Taking advantage of the feeding frenzy, I dropped my spoon into the water, careful to clear the other anglers’ lines, and waited for it to hit bottom. After letting it bounce a few times off the wreck (the single hook also helps it not get stuck in structure), I started to jig the spoon back to the surface by alternating between cranking the handle and jerking the rod tip.
After a couple of turns, a big blue attacked my spoon. As I jigged upward, the fish pulled down, nearly ripping the rod out of my hands. At first the fish didn’t realize it was hooked. I could feel it thrashing 100 feet below. When I applied pressure, the blue took notice, peeling off line and heading into the wreck. I pulled every trick to apply more pressure — pinching the line, raising the rod tip high, even lightly thumbing the spool. Nothing would stop the blue until it reached the jagged wreck on the bottom.
I winced as the braided line transmitted every head shake, the butt of the rod kicking me in the gut over and over again — I could feel even the sharp edges of the wreck rubbing the line.
Getting the fish to the surface was a long give-and-take battle. Since they are near the top of the food chain, blues aren’t used to losing a fight. When the fish saw the boat, its energies were renewed and I had to wait awhile before seeing it again.
Eventually the blue was beat. Since we already had enough fish for the table, I reached down and grabbed the spoon, swinging the big chopper into the boat.
The bluefish thrashed and gnashed on the deck, finally coming to rest, letting me grab it and remove the hook. It measured over 36 inches.
That fish went back in the water, but I knew I would see its friends again.
Blues Are Back
Since then, bluefish have been showing up in their old haunts.
The following spring, we ran to the edge of the continental shelf, looking for blueline tiles and sea bass.
When we arrived at the groundfish-covered bottom, Neill marked something stacked from the bottom, over 250 feet deep, almost to the surface.
Each of us took a guess at what it could be — sand eels, bunker, silversides. When our tiles and bass came up chomped in half, we figured out what we were marking. A quick drop of a 250-gram vertical jig confirmed it. Big blues had invaded the deep.
Even on the 100-fathom curve, the fish were piled up in big columns.
Later in the spring, anglers from Cape Henlopen, Delaware, to Cape Lookout, North Carolina, encountered chopper blues on nearshore wrecks and reefs.
Not only are anglers happy to see these big bluefish, but alpha predators like bluefin tuna and thresher sharks love blues. When you find one species, look for another.
But it wasn’t until this spring that the resurgence of big bluefish was complete. That’s when the fish returned in full force to the surf of North Carolina’s Outer Banks.
Monster bluefish used to be a coastal Carolina tradition, even earning the name Hatteras blues in some circles.
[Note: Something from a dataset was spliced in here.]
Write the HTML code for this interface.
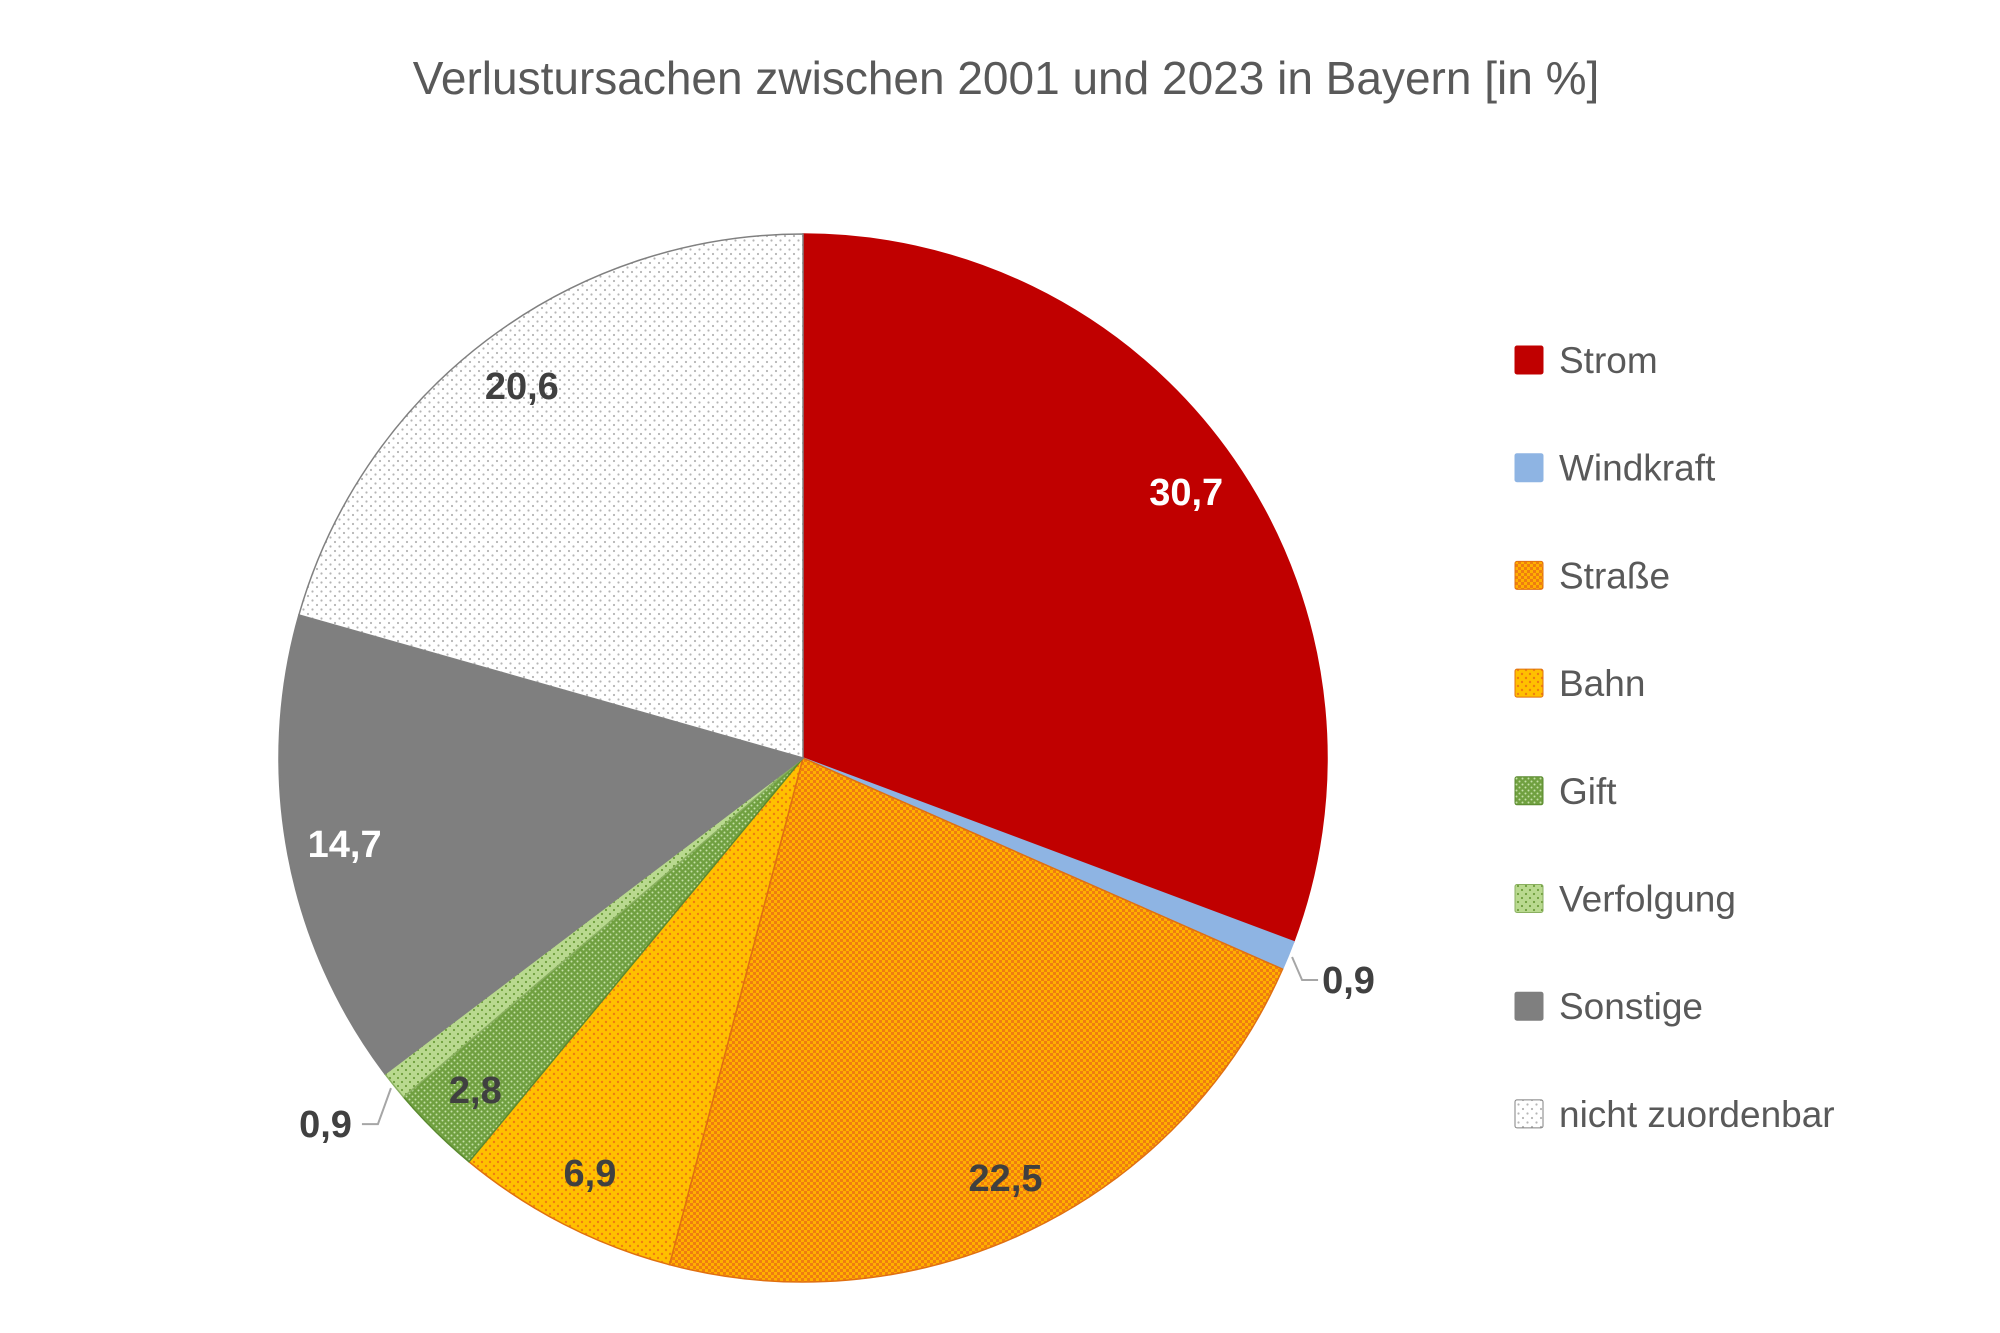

Last spring, the annual migration of surf fishermen arrived at the Outer Banks beaches in search of sea mullet and other panfish that teem in the suds. Instead they found huge schools of slammer bluefish. Each day, local tackle shops weighed in big bluefish from the surf. And the fish are showing up in other hot spots too. From New England to the Old South, bluefish are being caught in the surf, inshore and offshore. Once again, anglers are happy to have the blues.
Trolling, Live-Baiting and Surf-Casting
The basic trolling rig for bluefish calls for a Bimini twist in the main line, connected to 30 feet of 80-pound monofilament with a no-name knot. Tie a 150-pound-test snap swivel to the end of the leader, followed by a large swimming plug or an in-line sinker, then 20 feet of 100-pound mono and a big teardrop spoon.
The live-bait setup uses the same tackle and line configuration as the jigging rig but is rigged with a fish-finder slide and an arm’s length of 80-pound mono leader. The fish-finder slide goes over the main line, and an 8/0 hook is snelled to the leader. Between the leader and the main line, a 200-pound-test swivel holds everything together. To encourage a live croaker to swim into the dark depths of certain doom, clip a 6- to 8-ounce in-line sinker to the fish-finder slide.
Two methods have been proven in the surf at Hatteras, in North Carolina: whole finger mullet and big spoons. Whole mullet are fished on a stinger rig built out of wire and featuring a small float and double-hook setup to snare short-striking bluefish.
When the fish are feeding aggressively, surf-casters break out 9-foot rods spooled with 20-pound mono and armed with a 2-ounce glass minnow spoon. A short length of No. 7 wire between the spoon and the main line is a good idea. Use an Albright special to connect the wire to the main line and a haywire twist to secure it to the spoon.